Personally, I rarely, if ever, use Mechanize for scraping. Instead, I first try checking the http requests on the site and then emulate them using LWP::UserAgent. Even the most convoluted javascript-driven, ajax-calling click() will eventually resort to some POST or GET which you can grab by opening the web-devolpemnt-tools on Firefox and observe the Network tab. (I have even managed to do that with a "Microsoft Power BI" site which is the epitomy of twisted perversion conceived by a mind descendent by a lock between the von Masoch and Marquis de Sade families.). But there is now an increasing number of sites which offer a (REST) API to their services which you can harvest again with LWP::UserAgent or other similar e.g. Mojo::UserAgent.

And that brings us to your "screenshot". If you insist on getting a screenshot (i.e. render the html received) then it will be very difficult to do that with this technique. Because this technique provides you with the page's content (as HTML+JS or JSON) but does not render it neither it runs any JS. So you will probably be able to get a "last-login-time" field out of the data, or a picture of your avatar but you will not, most likely, be able to render that HTML you received unless it is some straightforward case. But the HTML will contain all you need which you can parse using a DOM parser, e.g. HTML::TreeParser or Mojo::DOM.

bw, bliako

Replies are listed 'Best First'.
Re^4: WWW::Mechanize::PhantomJS can't click button
by tel2 (Pilgrim) on Apr 29, 2021 at 23:28 UTC
    Thanks again for all that, bliako.

    I don't really need to do a screen shot.  That was just an attempt at an easy way to see what had happened.

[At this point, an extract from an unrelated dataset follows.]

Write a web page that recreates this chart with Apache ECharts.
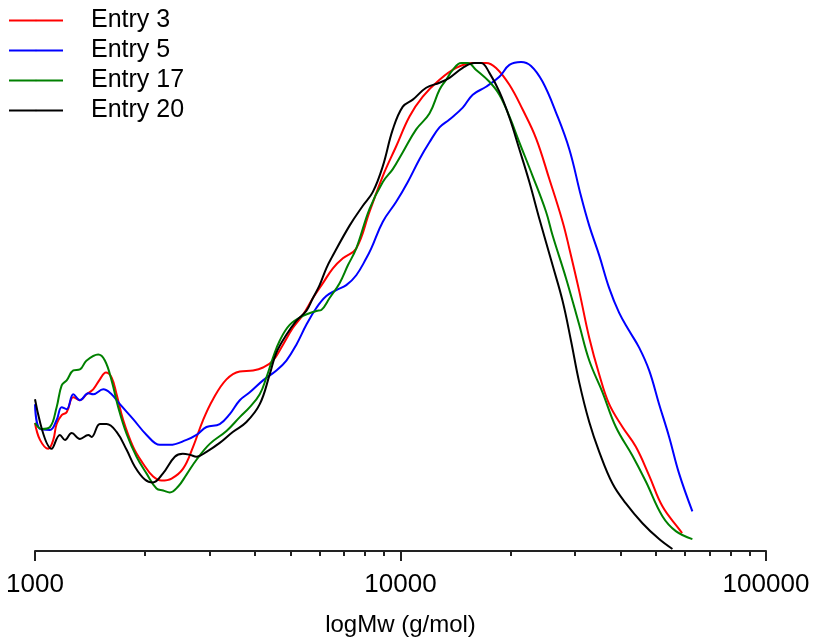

    I tried your code, and its timing seems to work, thank you!  So that's the timing sorted.

    However, I still have problems:
    - If I try to login with a dummy email/password (as we've used above), I should get the error message "Email or password not found."...etc, but I don't.  The screen shot shows "Please try again later."..etc, with the email address selected (i.e. blue background).
    - If I try to login with a valid email/password, I get the same result as the dummy email/password gives.  It should be logging in and taking me to "https://profile.ccli.com/".
    - This "Please try again later."..etc, is the same message I get when I manually try to login with valid or invalid email/password when I have JavaScript disabled in Firefox.

    Any ideas what's causing the above problems and how I can resolve them?

    Re using Mechanize for scraping, I used to use WWW::Mechanize (not WWW::Mechanize::PhantomJS) for logging in to this same site, and I used Firefox's dev tools to grap the POST info to do that, but last year they changed the site and I couldn't see how to get that working anymore (perhaps just my lack of understanding), and they seemed to be requiring JavaScript, so I installed phantomjs and WWW::Mechanize::PhantomJS.  If I manually go to the site with Firefox with JavaScript disabled, there's a message at the top "JavaScript is disabled. Please enable to use the site.".  Can I ignore that message when it comes to my code, or do you think they might be blocking non-JavaScript agents?

    (BTW, here's a shorter URL that I've just realised we can use for this: https://profile.ccli.com/Account/SignIn).

      You will have better results when you set a user-agent string and/or a file for persisting cookies like so:

      my $mech = WWW::Mechanize::PhantomJS->new( 'cookie_file' => 'cookies.txt' ); $mech->add_header( # use a proper string from somewhere or your own browser 'User-Agent' => 'Mozilla/5.0 ... bla bla bla' );

      I said "and/or cookie file" because I could not find the cookie file on current dir - i don't know where it may be stored if at all

      Regarding POSTing with LWP, it seems viable.

      bw, bliako

        Thanks again, bliako.  I might try that sometime.  I seem to recall trying cookies last year when I was trying to get this working, but I should make sure and also try changing the user-agent as you've suggested.